This leaflet is to help you understand what Chondroectodermal Dysplasia is, what tests you need, and the implication of being diagnosed for you and your baby.
What is Chondroectodermal Dysplasia (Ellis-Van Creveld Syndrome)?
Ellis–van Creveld (EvC) syndrome is a rare disease of the bones with a prevalence of 1/60,000 approximately. It is characterized by short limbs, short ribs, six-fingered dwarfism, abnormal nails/teeth, and congenital heart defects (CHD).
How does Chondroectodermal Dysplasia happen?
EvC is a genetic disorder caused by a mutation in the chromosome 4, proximal to the gene involved in achondroplasia.
The name chondroectodermal dysplasia appears to be a generalized disorder affecting the maturation of cartilage ossification. Thus, the main features of the syndrome are a cartilage anomaly in the bones and abnormalities in the nails and teeth.
How is Chondroectodermal Dysplasia identified?
Prenatal ultrasound diagnosis of chondroectodermal dysplasia can be suspected from prenatal ultrasound findings of a narrow chest, six fingers in the hands and short limbs, which can be confirmed on different postnatal radiographic features.
Should I have more tests done?
In pregnancies known to be at risk of EvC syndrome, a targeted vaginal first-trimester ultrasound may help to identify fetuses with such anomaly since this syndrome is one of the severe skeletal abnormalities associated with an increased nuchal translucency during the first-trimester scan.
In case of potential recurrence, prenatal diagnosis can be feasible by including samples of the placenta during the early stages of pregnancy.

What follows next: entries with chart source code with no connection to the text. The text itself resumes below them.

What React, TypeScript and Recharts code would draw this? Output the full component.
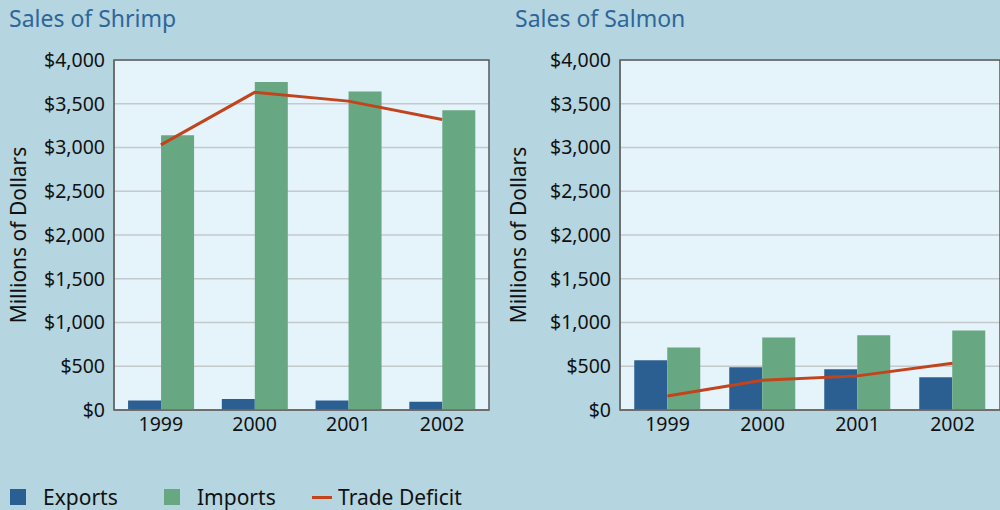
import React from "react";
import {
  Bar,
  CartesianGrid,
  ComposedChart,
  Line,
  ReferenceArea,
  XAxis,
  YAxis,
} from "recharts";

const YEARS = ["1999", "2000", "2001", "2002"];

const SHRIMP_EXPORTS = [110, 125, 110, 95];
const SHRIMP_IMPORTS = [3140, 3750, 3640, 3425];
const SHRIMP_DEFICIT = [3030, 3630, 3530, 3320];

const SALMON_EXPORTS = [570, 490, 465, 375];
const SALMON_IMPORTS = [715, 830, 855, 910];
const SALMON_DEFICIT = [160, 340, 390, 535];

const Y_TICKS = [0, 500, 1000, 1500, 2000, 2500, 3000, 3500, 4000];

const BG = "#b5d5e0";
const PLOT_BG = "#e5f3fa";
const EXPORT_COLOR = "#2c5f91";
const IMPORT_COLOR = "#67a882";
const DEFICIT_COLOR = "#c1441c";
const TITLE_COLOR = "#2f6699";
const FONT = "'Noto Sans', 'Open Sans', sans-serif";

type Row = { year: string; exports: number; imports: number; deficit: number };

function buildRows(exp: number[], imp: number[], def: number[]): Row[] {
  return YEARS.map((year, i) => ({ year, exports: exp[i], imports: imp[i], deficit: def[i] }));
}

const fmtDollars = (v: number) => "$" + v.toLocaleString("en-US");

function AxisTitle({ viewBox }: { viewBox?: { x: number; y: number; height: number } }) {
  if (!viewBox) return null;
  const x = viewBox.x + 18;
  const y = viewBox.y + viewBox.height / 2;
  return (
    <text
      x={x}
      y={y}
      transform={`rotate(-90 ${x} ${y})`}
      textAnchor="middle"
      dominantBaseline="central"
      fill="#111"
      fontSize={21}
      fontFamily={FONT}
    >
      Millions of Dollars
    </text>
  );
}

function SalesChart({
  title,
  data,
  axisWidth,
  rightMargin,
}: {
  title: string;
  data: Row[];
  axisWidth: number;
  rightMargin: number;
}) {
  const tick = { fill: "#111", fontSize: 19.5, fontFamily: FONT };
  return (
    <div style={{ position: "relative", width: 500, height: 440 }}>
      <div
        style={{
          position: "absolute",
          left: axisWidth - 105,
          top: 2,
          color: TITLE_COLOR,
          fontFamily: FONT,
          fontSize: 23,
        }}
      >
        {title}
      </div>
      <ComposedChart
        width={500}
        height={440}
        data={data}
        margin={{ top: 60, right: rightMargin, left: 0, bottom: 0 }}
        barCategoryGap="15%"
        barGap={0}
      >
        <CartesianGrid vertical={false} stroke="#c4c9cc" strokeWidth={1.5} fill={PLOT_BG} />
        <XAxis
          dataKey="year"
          height={30}
          tickLine={false}
          axisLine={{ stroke: "#6b6b6b", strokeWidth: 1.5 }}
          tick={tick}
          tickMargin={1}
        />
        <YAxis
          width={axisWidth}
          domain={[0, 4000]}
          ticks={Y_TICKS}
          tickFormatter={fmtDollars}
          tickLine={false}
          axisLine={{ stroke: "#6b6b6b", strokeWidth: 1.5 }}
          tick={tick}
          tickMargin={3}
          interval={0}
          label={<AxisTitle />}
        />
        <Bar dataKey="exports" fill={EXPORT_COLOR} isAnimationActive={false} />
        <Bar dataKey="imports" fill={IMPORT_COLOR} isAnimationActive={false} />
        <Line
          dataKey="deficit"
          type="linear"
          stroke={DEFICIT_COLOR}
          strokeWidth={3}
          dot={false}
          activeDot={false}
          isAnimationActive={false}
        />
        <ReferenceArea y1={0} y2={4000} fill="none" stroke="#5a5a5a" strokeWidth={1.5} />
      </ComposedChart>
    </div>
  );
}

const LEGEND_ITEMS = [
  { label: "Exports", color: EXPORT_COLOR, kind: "square", left: 10 },
  { label: "Imports", color: IMPORT_COLOR, kind: "square", left: 164 },
  { label: "Trade Deficit", color: DEFICIT_COLOR, kind: "line", left: 312 },
];

function ChartLegend() {
  return (
    <>
      {LEGEND_ITEMS.map((item) => (
        <div
          key={item.label}
          style={{
            position: "absolute",
            left: item.left,
            top: 482,
            height: 30,
            display: "flex",
            alignItems: "center",
            fontFamily: FONT,
            fontSize: 21,
            color: "#111",
            whiteSpace: "nowrap",
          }}
        >
          {item.kind === "square" ? (
            <span style={{ width: 16, height: 16, background: item.color, marginRight: 17, display: "inline-block" }} />
          ) : (
            <span style={{ width: 20, height: 3, background: item.color, marginRight: 6, display: "inline-block" }} />
          )}
          <span>{item.label}</span>
        </div>
      ))}
    </>
  );
}

export default function App() {
  const shrimp = buildRows(SHRIMP_EXPORTS, SHRIMP_IMPORTS, SHRIMP_DEFICIT);
  const salmon = buildRows(SALMON_EXPORTS, SALMON_IMPORTS, SALMON_DEFICIT);
  return (
    <div
      style={{
        position: "absolute",
        left: 0,
        top: 0,
        width: 1000,
        height: 510,
        background: BG,
        overflow: "hidden",
      }}
    >
      <div style={{ position: "absolute", left: 0, top: 0 }}>
        <SalesChart title="Sales of Shrimp" data={shrimp} axisWidth={114} rightMargin={11} />
      </div>
      <div style={{ position: "absolute", left: 500, top: 0 }}>
        <SalesChart title="Sales of Salmon" data={salmon} axisWidth={120} rightMargin={0} />
      </div>
      <ChartLegend />
    </div>
  );
}
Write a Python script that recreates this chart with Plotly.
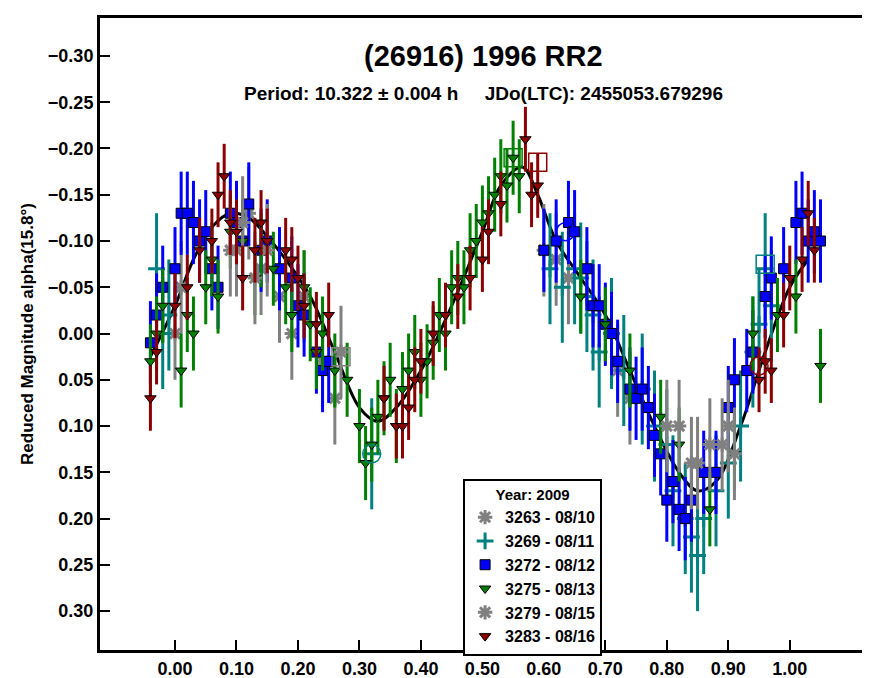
import plotly.graph_objects as go

# fitted Fourier curve (phase, reduced mag)
fit_phase = [-0.04, 0.0, 0.03, 0.06, 0.09, 0.12, 0.15, 0.18, 0.22, 0.26, 0.30, 0.33, 0.36, 0.40,
             0.45, 0.50, 0.53, 0.565, 0.59, 0.62, 0.66, 0.70, 0.74, 0.78, 0.82, 0.85, 0.88, 0.92,
             0.96, 1.00, 1.03]
fit_mag = [0.025, -0.03, -0.08, -0.115, -0.13, -0.125, -0.105, -0.08, -0.04, 0.02, 0.08, 0.095,
           0.08, 0.04, -0.03, -0.11, -0.16, -0.18, -0.15, -0.10, -0.06, -0.02, 0.04, 0.10, 0.15,
           0.17, 0.16, 0.10, 0.02, -0.05, -0.08]

s3263_x = [0.0, 0.01, 0.10, 0.12, 0.14, 0.17, 0.19, 0.21, 0.24, 0.26, 0.60, 0.62, 0.64, 0.72, 0.74]
s3263_y = [0.0, -0.05, -0.09, -0.13, -0.07, -0.04, 0.0, -0.04, 0.03, 0.07, -0.09, -0.08, -0.06, 0.04, 0.07]
s3263_err = 0.05

s3269_x = [-0.03, -0.02, -0.01, 0.32, 0.61, 0.63, 0.65, 0.66, 0.67, 0.68, 0.69, 0.71, 0.73, 0.76,
           0.78, 0.80, 0.81, 0.83, 0.84, 0.85, 0.86, 0.88, 0.90, 0.92, 0.94, 0.95, 0.96, 0.97]
s3269_y = [-0.07, 0.0, -0.02, 0.13, -0.07, -0.05, -0.07, -0.06, -0.04, -0.02, 0.02, 0.0, 0.04, 0.06,
           0.10, 0.12, 0.17, 0.20, 0.22, 0.24, 0.20, 0.17, 0.14, 0.10, 0.02, -0.01, -0.07, -0.03]
s3269_err = 0.06

s3272_x = [-0.04, -0.03, -0.02, 0.0, 0.01, 0.02, 0.03, 0.04, 0.05, 0.06, 0.07, 0.09, 0.10, 0.11,
           0.12, 0.14, 0.15, 0.17, 0.19, 0.20, 0.21, 0.23, 0.24, 0.25, 0.60, 0.62, 0.64, 0.65,
           0.67, 0.68, 0.69, 0.70, 0.71, 0.72, 0.74, 0.75, 0.76, 0.77, 0.78, 0.79, 0.80, 0.81,
           0.82, 0.83, 0.84, 0.86, 0.88, 0.90, 0.91, 0.93, 0.94, 0.96, 0.97, 0.99, 1.01, 1.02,
           1.03, 1.04, 1.05]
s3272_y = [0.01, -0.02, -0.05, -0.07, -0.13, -0.13, -0.12, -0.10, -0.11, -0.07, -0.05, -0.13,
           -0.12, -0.10, -0.14, -0.09, -0.10, -0.07, -0.06, -0.03, -0.02, 0.02, 0.04, 0.03,
           -0.09, -0.10, -0.12, -0.11, -0.07, -0.03, -0.03, -0.01, 0.0, 0.03, 0.06, 0.07, 0.06,
           0.08, 0.11, 0.13, 0.18, 0.16, 0.19, 0.20, 0.18, 0.15, 0.15, 0.08, 0.05, 0.04, 0.02,
           -0.04, -0.06, -0.07, -0.12, -0.13, -0.10, -0.11, -0.10]
s3272_err = 0.045

s3275_x = [-0.04, -0.03, -0.02, 0.01, 0.02, 0.03, 0.05, 0.06, 0.07, 0.09, 0.11, 0.13, 0.14, 0.16,
           0.18, 0.19, 0.21, 0.22, 0.23, 0.24, 0.26, 0.28, 0.30, 0.31, 0.32, 0.33, 0.34, 0.35,
           0.36, 0.37, 0.38, 0.39, 0.40, 0.41, 0.42, 0.43, 0.44, 0.45, 0.46, 0.47, 0.48, 0.49,
           0.50, 0.51, 0.52, 0.53, 0.54, 0.55, 0.56, 0.66, 0.70, 0.74, 0.79, 0.82, 0.87, 0.91,
           0.94, 0.98, 1.01, 1.05]
s3275_y = [0.03, 0.0, -0.03, 0.04, -0.02, 0.0, -0.05, -0.08, -0.04, -0.11, -0.10, -0.06, -0.09,
           -0.07, -0.05, -0.02, -0.05, -0.01, 0.02, 0.0, 0.04, 0.05, 0.10, 0.14, 0.12, 0.09,
           0.07, 0.05, 0.10, 0.06, 0.04, 0.02, 0.05, 0.03, 0.01, -0.02, 0.0, -0.05, -0.06,
           -0.05, -0.09, -0.10, -0.12, -0.13, -0.15, -0.17, -0.16, -0.19, -0.17, -0.04, -0.01,
           0.04, 0.09, 0.12, 0.19, 0.13, 0.0, -0.02, -0.04, 0.035]
s3275_err = 0.04

s3279_x = [0.09, 0.11, 0.13, 0.15, 0.27, 0.80, 0.82, 0.84, 0.85, 0.87, 0.89, 0.90, 0.91]
s3279_y = [-0.09, -0.12, -0.06, -0.09, 0.02, 0.10, 0.10, 0.14, 0.14, 0.12, 0.12, 0.10, 0.13]
s3279_err = 0.05

s3283_x = [-0.04, -0.03, 0.0, 0.02, 0.04, 0.06, 0.07, 0.08, 0.09, 0.10, 0.11, 0.13, 0.14, 0.15,
           0.18, 0.19, 0.20, 0.21, 0.23, 0.25, 0.34, 0.36, 0.37, 0.38, 0.39, 0.40, 0.42, 0.44,
           0.46, 0.48, 0.50, 0.51, 0.53, 0.57, 0.58, 0.59, 0.95, 0.96, 0.97, 0.99, 1.00, 1.02,
           1.03, 1.04]
s3283_y = [0.07, 0.02, -0.03, -0.05, -0.09, -0.10, -0.15, -0.17, -0.12, -0.11, -0.06, -0.09,
           -0.12, -0.10, -0.09, -0.08, -0.06, -0.03, -0.01, -0.02, 0.07, 0.10, 0.10, 0.08, 0.05,
           0.03, 0.0, -0.02, -0.04, -0.06, -0.08, -0.11, -0.14, -0.21, -0.15, -0.16, 0.05, 0.03,
           0.04, -0.02, -0.06, -0.08, -0.13, -0.09]
s3283_err = 0.035

# first point of each session, drawn as open markers
start_x = [0.27, 0.32, 0.55, 0.59, 0.635, 0.95, 0.96]
start_y = [0.025, 0.13, -0.19, -0.185, -0.11, 0.035, -0.075]
start_sym = ["square-open", "circle-open", "square-open", "square-open", "circle-open", "circle-open", "square-open"]
start_col = ["gray", "teal", "green", "darkred", "blue", "darkred", "teal"]

series = [
    ("3263 - 08/10", s3263_x, s3263_y, s3263_err, "gray", "asterisk-open"),
    ("3269 - 08/11", s3269_x, s3269_y, s3269_err, "teal", "cross-thin-open"),
    ("3272 - 08/12", s3272_x, s3272_y, s3272_err, "blue", "square"),
    ("3275 - 08/13", s3275_x, s3275_y, s3275_err, "green", "triangle-down"),
    ("3279 - 08/15", s3279_x, s3279_y, s3279_err, "gray", "asterisk-open"),
    ("3283 - 08/16", s3283_x, s3283_y, s3283_err, "darkred", "triangle-down"),
]

fig = go.Figure()
fig.add_trace(go.Scatter(x=fit_phase, y=fit_mag, mode="lines", line=dict(color="black", width=3, shape="spline"),
                         showlegend=False))
for name, xs, ys, err, col, sym in series:
    open_sym = sym.endswith("open")
    fig.add_trace(go.Scatter(
        x=xs, y=ys, mode="markers", name=name,
        error_y=dict(type="constant", value=err, color=col, thickness=3, width=0),
        marker=dict(symbol=sym, color=col, size=12 if open_sym else 10,
                    line=dict(color=col if open_sym else "black", width=3 if open_sym else 1)),
    ))
fig.add_trace(go.Scatter(x=start_x, y=start_y, mode="markers", showlegend=False,
                         marker=dict(symbol=start_sym, size=18, color=start_col,
                                     line=dict(color=start_col, width=1.5))))

fig.add_annotation(text="<b>(26916) 1996 RR2</b>", xref="paper", yref="paper", x=0.5, y=0.968,
                   showarrow=False, font=dict(size=29, color="black"))
fig.add_annotation(text="<b>Period: 10.322 ± 0.004 h     JDo(LTC): 2455053.679296</b>", xref="paper",
                   yref="paper", x=0.5, y=0.9, showarrow=False, font=dict(size=19, color="black"))

axis_common = dict(showline=True, linecolor="black", linewidth=3, mirror=True, ticks="inside",
                   ticklen=10, tickcolor="black", tickwidth=1.5, showgrid=False, zeroline=False,
                   tickfont=dict(size=18, color="black", weight="bold"))
fig.update_xaxes(range=[-0.122, 1.124], tickvals=[i / 10 for i in range(11)], tickformat=".2f",
                 **axis_common)
fig.update_yaxes(range=[0.342, -0.341], tickvals=[-0.30, -0.25, -0.20, -0.15, -0.10, -0.05, 0.0, 0.05,
                                                   0.10, 0.15, 0.20, 0.25, 0.30], tickformat=".2f",
                 title=dict(text="<b>Reduced Magnitude alpha(15.8°)</b>", font=dict(size=17, color="black"),
                            standoff=10), **axis_common)

fig.update_layout(
    width=870, height=678,
    margin=dict(l=92, r=12, t=7, b=29),
    plot_bgcolor="white", paper_bgcolor="white",
    font=dict(family="Liberation Sans, Arial", color="black"),
    legend=dict(x=0.474, y=0.271, xanchor="left", yanchor="top", bgcolor="white",
                bordercolor="black", borderwidth=2, tracegroupgap=0, itemwidth=30,
                title=dict(text="<b>Year: 2009</b>", font=dict(size=15), side="top center"),
                font=dict(size=16, weight="bold")),
)

fig.write_html("out.html")
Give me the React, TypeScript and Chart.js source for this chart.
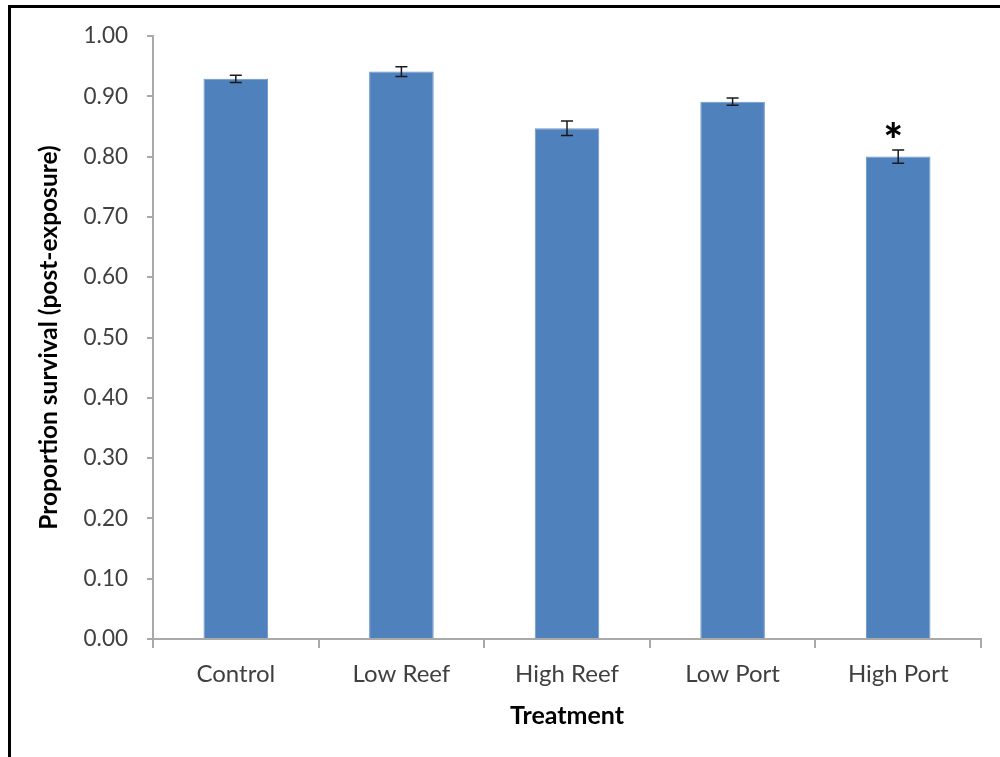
import React, { useEffect, useRef } from "react";
import { Chart, registerables } from "chart.js";

Chart.register(...registerables);

// Survival after exposure per treatment, with standard errors
const treatments = ["Control", "Low Reef", "High Reef", "Low Port", "High Port"];
const survival = [0.929, 0.941, 0.847, 0.891, 0.8];
const stdError = [0.006, 0.008, 0.012, 0.006, 0.011];
const significance = ["", "", "", "", "*"];

const Y_MIN = 0;
const Y_MAX = 1;
const Y_STEP = 0.1;

const FONT = "Lato, 'Open Sans', sans-serif";
const AXIS_GREY = "#a9a9a9";
const TEXT_GREY = "#404040";

// Draws error bars and significance markers on top of the bars
const errorBarPlugin = {
  id: "errorBars",
  afterDatasetsDraw(chart: any) {
    const { ctx } = chart;
    const yScale = chart.scales.y;
    const meta = chart.getDatasetMeta(0);
    ctx.save();
    meta.data.forEach((bar: any, i: number) => {
      const x = bar.x;
      const top = yScale.getPixelForValue(survival[i] + stdError[i]);
      const bottom = yScale.getPixelForValue(survival[i] - stdError[i]);
      const cap = 6;
      ctx.strokeStyle = "#1a1a1a";
      ctx.lineWidth = 1.5;
      ctx.beginPath();
      ctx.moveTo(x, top);
      ctx.lineTo(x, bottom);
      ctx.moveTo(x - cap, top);
      ctx.lineTo(x + cap, top);
      ctx.moveTo(x - cap, bottom);
      ctx.lineTo(x + cap, bottom);
      ctx.stroke();
      if (significance[i]) {
        ctx.fillStyle = "#000";
        ctx.font = `900 46px ${FONT}`;
        ctx.textAlign = "center";
        ctx.textBaseline = "alphabetic";
        ctx.fillText(significance[i], x - 5, top + 7);
      }
    });
    ctx.restore();
  },
};

// Black frame along the top and left edges of the figure
const framePlugin = {
  id: "frame",
  afterDraw(chart: any) {
    const { ctx, width, height } = chart;
    ctx.save();
    ctx.strokeStyle = "#000";
    ctx.lineWidth = 3;
    ctx.beginPath();
    ctx.moveTo(width, 6.5);
    ctx.lineTo(9.5, 6.5);
    ctx.lineTo(9.5, height);
    ctx.stroke();
    ctx.restore();
  },
};

export default function App() {
  const canvasRef = useRef<HTMLCanvasElement | null>(null);

  useEffect(() => {
    if (!canvasRef.current) return;
    const chart = new Chart(canvasRef.current, {
      type: "bar",
      data: {
        labels: treatments,
        datasets: [
          {
            data: survival,
            backgroundColor: "#4f81bd",
            borderColor: "#6a95c9",
            borderWidth: 1,
            categoryPercentage: 1,
            barPercentage: 0.39,
          },
        ],
      },
      options: {
        responsive: false,
        animation: false,
        devicePixelRatio: 1,
        layout: { padding: { left: 0, right: 19, top: 36, bottom: 0 } },
        plugins: {
          legend: { display: false },
          tooltip: { enabled: false },
        },
        scales: {
          x: {
            offset: true,
            grid: {
              display: true,
              offset: true,
              drawOnChartArea: false,
              drawTicks: true,
              tickLength: 9,
              color: AXIS_GREY,
              lineWidth: 2,
            },
            border: { display: true, color: AXIS_GREY, width: 2 },
            ticks: {
              color: TEXT_GREY,
              font: { family: FONT, size: 24 },
              padding: 12,
            },
            title: {
              display: true,
              text: "Treatment",
              color: "#000",
              font: { family: FONT, size: 25, weight: "bold" },
              padding: { top: 0, bottom: 26 },
            },
            afterFit(scale: any) {
              scale.height = 118;
            },
          },
          y: {
            min: Y_MIN,
            max: Y_MAX,
            grid: {
              display: true,
              drawOnChartArea: false,
              drawTicks: true,
              tickLength: 6,
              color: AXIS_GREY,
              lineWidth: 2,
            },
            border: { display: true, color: AXIS_GREY, width: 2 },
            ticks: {
              stepSize: Y_STEP,
              color: TEXT_GREY,
              font: { family: FONT, size: 22.5 },
              padding: 19,
              callback: (v: any) => Number(v).toFixed(2),
            },
            title: {
              display: true,
              text: "Proportion survival (post-exposure)",
              color: "#000",
              font: { family: FONT, size: 24.5, weight: "bold" },
              padding: { top: 34, bottom: 0 },
            },
            afterFit(scale: any) {
              scale.width = 153;
            },
          },
        },
      },
      plugins: [errorBarPlugin, framePlugin],
    });
    return () => chart.destroy();
  }, []);

  return (
    <div style={{ position: "absolute", left: 0, top: 0, width: 1000, height: 757, background: "#fff" }}>
      <canvas ref={canvasRef} width={1000} height={757} />
    </div>
  );
}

What are the things to watch for during pregnancy?
Chondroectodermal dysplasia is associated in a high proportion of cases with moderate narrowing of the chest that should be detected with a standard sonographic examination performed during the mid-trimester. This finding should prompt evaluation of the fetal long bones, heart, and all digits of the hands and feet.
What does it mean for my baby after it is born?
The syndrome presents a 50% infant mortality rate, related to the severity of the chest narrowness and as a consequence of both heart and respiratory problems. Survivors will have a normal intelligence but short stature. The cardiac anomaly can be successfully corrected after birth. Dentition defects often require orthodontic procedures.
Besides, patients with EvC should be managed through a multidisciplinary approach. Particularly during the neonatal period, these patients require treatment for respiratory distress and heart failure. Management of bone deformities requires orthopedic follow-ups and oral manifestations need intense professional attention.
Prognosis is coupled to the respiratory problems during the first few months of life that are attributable to thoracic narrowness and heart defects. Treatment should be started as early as possible in order to attain the best possible clinical outcome.
Will it happen again?
There is a 25% risk of recurrence since the disease is inherited with a recessive pattern.
What other questions should I ask?
- Does this look like a case with severe chest narrowness?
- Is the heart affected?
- How big do the lungs seem to be?
- How often will I have ultrasound examinations done?
- When should surgery be done?
- Where should I deliver?
- Where will the baby receive the best care after it is born?
- Can I meet in advance the team of doctors that will be looking after my baby when it is born?